The "Three Musketeers" was the nickname given to three liberal members during the 1932–37 terms of the United States Supreme Court, who generally supported the New Deal agenda of President Franklin Delano Roosevelt. They were Justices Louis Brandeis, Benjamin N. Cardozo, and Harlan Fiske Stone. They were opposed by the "Four Horsemen", consisting of Justices James Clark McReynolds, George Sutherland, Willis Van Devanter, and Pierce Butler. Chief Justice Charles Evans Hughes and Justice Owen J. Roberts controlled the balance. Charles Evans Hughes often voted with the liberal wing while Owen J. Roberts voted with the conservatives. With the help of Roberts, the Four Horsemen maintained a majority in most of the decisions and struck down many New Deal laws as unconstitutional. Although the "Three Musketeers" were a bipartisan group, with Stone being a Republican, they were drawn together by their shared views on New Deal policies.

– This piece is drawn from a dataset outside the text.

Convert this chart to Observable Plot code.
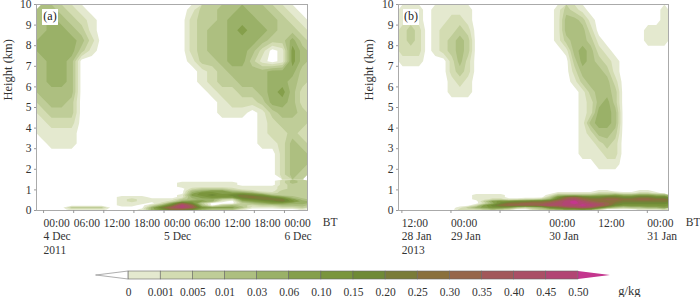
<!DOCTYPE html>
<html><head><meta charset="utf-8">
<style>html,body{margin:0;padding:0;background:#fff}#c{position:relative;width:700px;height:297px;overflow:hidden}#c svg{position:absolute;max-width:none;overflow:visible}</style>
<script src="https://cdn.jsdelivr.net/npm/d3@7"></script>
<script src="https://cdn.jsdelivr.net/npm/@observablehq/plot@0.6"></script>
</head><body><div id="c"></div>
<script>
// Colour bar labels (g/kg) and band colours
const legendLabels = ["0","0.001","0.005","0.01","0.03","0.06","0.10","0.15","0.20","0.25","0.30","0.35","0.40","0.45","0.50"];
const bandColors = ["#e4e9cf","#d3dcb2","#bfcd98","#adbf80","#9ab168","#859f4b","#7a953c","#6f8a36","#7a7c38","#8a703c","#96664a","#a2585a","#aa4f66","#b24574","#c4368e"];
const bandThresholds = [.5,1.5,2.5,3.5,4.5,5.5,6.5,7.5,8.5,9.5,10.5,11.5,12.5,13.5,14.5];
const yTicks = [0,1,2,3,4,5,6,7,8,9,10];

// Panel (a): hours since 00:00 4 Dec 2011
const aTicks = [0,6,12,18,24,30,36,42,48];
const aLabels = ["00:00\n4 Dec\n2011","06:00","12:00","18:00","00:00\n5 Dec","06:00","12:00","18:00","00:00\n6 Dec"];
// Band index per cell (hex digit), rows from 10 km to 1.5 km, columns 2 h
const aUpper = [
"443210"+"000000000"+"133445443210",
"454321"+"000000000"+"233455544321",
"455431"+"000000000"+"234456554332",
"555542"+"000000000"+"234455543353",
"555531"+"000000000"+"234455420164",
"455400"+"000000000"+"133455310164",
"455400"+"000000000"+"012344445553",
"455400"+"000000000"+"012334445543",
"444400"+"000000000"+"001223345642",
"344300"+"000000000"+"000122235542",
"233300"+"000000000"+"000111013443",
"122200"+"000000000"+"000000012333",
"111100"+"000000000"+"000000012232",
"011100"+"000000000"+"000000011243",
"000000"+"000000000"+"000000000244",
"000000"+"000000000"+"000000000244",
"000000"+"000000000"+"000000000243"];
// rows from 1.5 km to 0 km
const aLower = [
"000000000000000000000000243",
"00000000000000"+"111111"+"0000"+"243",
"00000000000000"+"111111"+"0000"+"233",
"00000000000000"+"111111"+"1111"+"233",
"00000000000000"+"0"+"23332"+"1111"+"233",
"00000000000000"+"0"+"45664"+"3211"+"333",
"00000000000000"+"0"+"57766"+"6532"+"333",
"00000000000000"+"1"+"67878"+"9874"+"333",
"00000000"+"111"+"000"+"1"+"56777"+"9a98"+"643",
"00000000"+"12111"+"1"+"3"+"45532"+"7899"+"964",
"00000000"+"121112"+"5"+"66510"+"5678"+"975",
"00000000"+"111026"+"b"+"83000"+"3456"+"655",
"00000000"+"110259"+"e"+"b4034"+"3233"+"444",
"000"+"3333"+"000"+"0"+"59c"+"e"+"c7666"+"4111"+"223",
"000"+"1111"+"000"+"1"+"57a"+"a"+"85444"+"1000"+"001"];

// Panel (b): hours since 12:00 28 Jan 2013
const bTicks = [0,12,24,36,48,60];
const bLabels = ["12:00\n28 Jan\n2013","00:00\n29 Jan","","00:00\n30 Jan","12:00","00:00\n31 Jan"];
const z10 = "0000000000";
const bUpper = [
"111"+"0"+"11111"+z10+"13210000"+"0000"+"01",
"121"+"0"+"11221"+z10+"14431000"+"0000"+"01",
"232"+"0"+"12232"+z10+"14442000"+"0001"+"11",
"232"+"0"+"12343"+z10+"13443100"+"0001"+"11",
"222"+"0"+"12343"+z10+"01454210"+"0000"+"00",
"111"+"0"+"00242"+z10+"00354321"+"0000"+"00",
"000"+"0"+"00232"+z10+"00244431"+"0000"+"00",
"000"+"0"+"00121"+z10+"00134442"+"0000"+"00",
"000"+"0"+"00111"+z10+"00013443"+"0000"+"00",
"000"+"0"+"00000"+z10+"00012453"+"0000"+"00",
"000"+"0"+"00000"+z10+"00012554"+"0000"+"00",
"000"+"0"+"00000"+z10+"00014554"+"0000"+"00",
"000"+"0"+"00000"+z10+"00012443"+"0000"+"00",
"000"+"0"+"00000"+z10+"00011232"+"0000"+"00",
"000"+"0"+"00000"+z10+"00011122"+"0000"+"00",
"000"+"0"+"00000"+z10+"00000111"+"0000"+"00",
"000"+"0"+"00000"+z10+"00000000"+"0000"+"00"];
// rows from 1 km to 0 km
const bLower = [
"0000000"+"00000000000000000"+"11"+"000"+"11"+"00",
"0000000"+"000000000000"+"11111222112210",
"0000000"+"00"+"1111"+"00000"+"1"+"44444556556655",
"0000000"+"00"+"1111"+"00000"+"3"+"7ab98899889988",
"0000000"+"00"+"112211223"+"5"+"9cdbaabbaabbaa",
"0000000"+"00"+"0"+"36778899a"+"cefdbaaa999999",
"0000000"+"00"+"0"+"258aabbbc"+"defedcb9888888",
"0000000"+"0"+"0"+"2"+"68abbbbcd"+"deefedb8777777",
"0000000"+"1"+"3"+"5"+"677643458"+"9bcdc964344556",
"0000000"+"2"+"2"+"2"+"343200234"+"56676300001112"];

const cells = rows => rows.flatMap(r => [...r].map(c => parseInt(c, 16)));
const font = {fontFamily:"'Liberation Serif',serif",fontSize:"11.5px",color:"#333",background:"transparent",overflow:"visible"};
const host = document.getElementById("c");
const place = (el,l,t)=>{el.style.left=l+"px";el.style.top=t+"px";host.appendChild(el);};

function layer(rows,x0,x1,yTop,yBottom){
  return Plot.contour(cells(rows),{value:Plot.identity,width:rows[0].length,height:rows.length,x1:x0,x2:x1,y1:yTop,y2:yBottom,
    thresholds:bandThresholds,fill:"value",stroke:"none"});
}
function panel({domain,ticks,labels,upper,lower,lowerTop,name,ml,mr,labelDx,btDx,nameDx}){
  return Plot.plot({
    width:350,height:262,marginLeft:ml,marginRight:mr,marginTop:4,marginBottom:52,style:font,
    x:{domain,axis:null},y:{domain:[0,10],axis:null},
    color:{type:"threshold",domain:bandThresholds.slice(1),range:bandColors},
    marks:[
      layer(upper,domain[0],domain[1],10,1.5),
      layer(lower,domain[0],domain[1],lowerTop,0),
      Plot.frame({stroke:"#aaa",strokeWidth:1}),
      Plot.axisX({ticks,tickSize:3,tickPadding:3.5,stroke:"#999",label:null,
        tickFormat:t=>labels[ticks.indexOf(t)],textAnchor:"start",dx:-13,lineHeight:1.18,fill:"#333"}),
      Plot.axisY({ticks:yTicks,tickSize:2,tickPadding:3,stroke:"#999",label:null,fill:"#333",tickFormat:d=>d}),
      Plot.text(["Height (km)"],{frameAnchor:"left",rotate:-90,dx:labelDx,dy:-7,fill:"#333",fontSize:12.5}),
      Plot.text(["BT"],{frameAnchor:"bottom-right",dx:btDx,dy:15.5,textAnchor:"end",fill:"#333"}),
      Plot.dot([name],{frameAnchor:"top-left",dx:nameDx,dy:12.5,symbol:"square",r:9,fill:"white"}),
      Plot.text([name],{frameAnchor:"top-left",dx:nameDx,dy:12,textAnchor:"middle",lineAnchor:"middle",fill:"#222",fontSize:12})
    ]
  });
}
place(panel({domain:[-4,50],ticks:aTicks,labels:aLabels,upper:aUpper,lower:aLower,lowerTop:1.5,name:"(a)",ml:36,mr:43,labelDx:-29,btDx:30,nameDx:13.5}),0,0);
place(panel({domain:[-4,62],ticks:bTicks,labels:bLabels,upper:bUpper,lower:bLower,lowerTop:1,name:"(b)",ml:48,mr:32,labelDx:-30,btDx:32,nameDx:12.5}),350,0);

// Colour bar
const cellsIdx = d3.range(14);
place(Plot.plot({
  width:700,height:35,marginLeft:96,marginRight:90,marginTop:9,marginBottom:18,style:font,
  x:{domain:[-1,15],axis:null},y:{domain:[0,1],axis:null},
  marks:[
    Plot.area([{x:-1,a:.5,b:.5},{x:0,a:0,b:1}],{x1:"x",y1:"a",y2:"b",fill:"#fff",stroke:"#999",strokeWidth:.8}),
    Plot.area([{x:14,a:0,b:1},{x:15,a:.5,b:.5}],{x1:"x",y1:"a",y2:"b",fill:bandColors[14]}),
    Plot.rect(cellsIdx,{x1:d=>d,x2:d=>d+1,y1:0,y2:1,fill:d=>bandColors[d],stroke:"#666",strokeWidth:.6}),
    Plot.axisX({ticks:d3.range(15),tickSize:0,tickPadding:8,label:null,tickFormat:i=>legendLabels[i],fill:"#333"}),
    Plot.text(["g/kg"],{frameAnchor:"bottom-right",dx:30,dy:15,textAnchor:"end",fill:"#333",fontSize:12.5})
  ]
}),0,262);
</script></body></html>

During the 1935 term, the Four Horsemen would often ride (in a car) together to and from the Court to coordinate their positions. To counter them, the Three Musketeers started meeting at Brandeis's apartment on Friday afternoons. However, the Four Horsemen held sway, leading to Roosevelt's court-packing scheme. In 1937, in the "switch in time that saved nine," Roberts and Hughes switched to the liberal side in several key decisions, the most important one being West Coast Hotel Co. v. Parrish, a case regarding the minimum wage of workers. Within a year, Van Devanter and Sutherland retired and were replaced by Hugo Black and Stanley Reed, strong New Dealers, ending the Four Horsemen's sway. By 1941, Brandeis, Cardozo, Butler, McReynolds, and Hughes were also gone. Only Stone and Roberts remained, and by then Stone had been elevated to the position of Chief Justice.

The Three Musketeers were successful in many cases. They often convinced the swing voters, Charles Evans Hughes and Owen Roberts, to vote for New Deal policies. The Three Musketeers were able to uphold many New Deal laws such as the Gold Reserve Act (in the Gold Clause Cases), The Fair Labor Standards Act (in United States v. Darby Lumber Co.), the Tennessee Valley Authority (in Ashwander v. Tennessee Valley Authority) and the Social Security Act (in Steward Machine Co. v. Davis and Helvering v. Davis). They persuaded members of the Four Horsemen to vote to uphold New Deal legislation occasionally.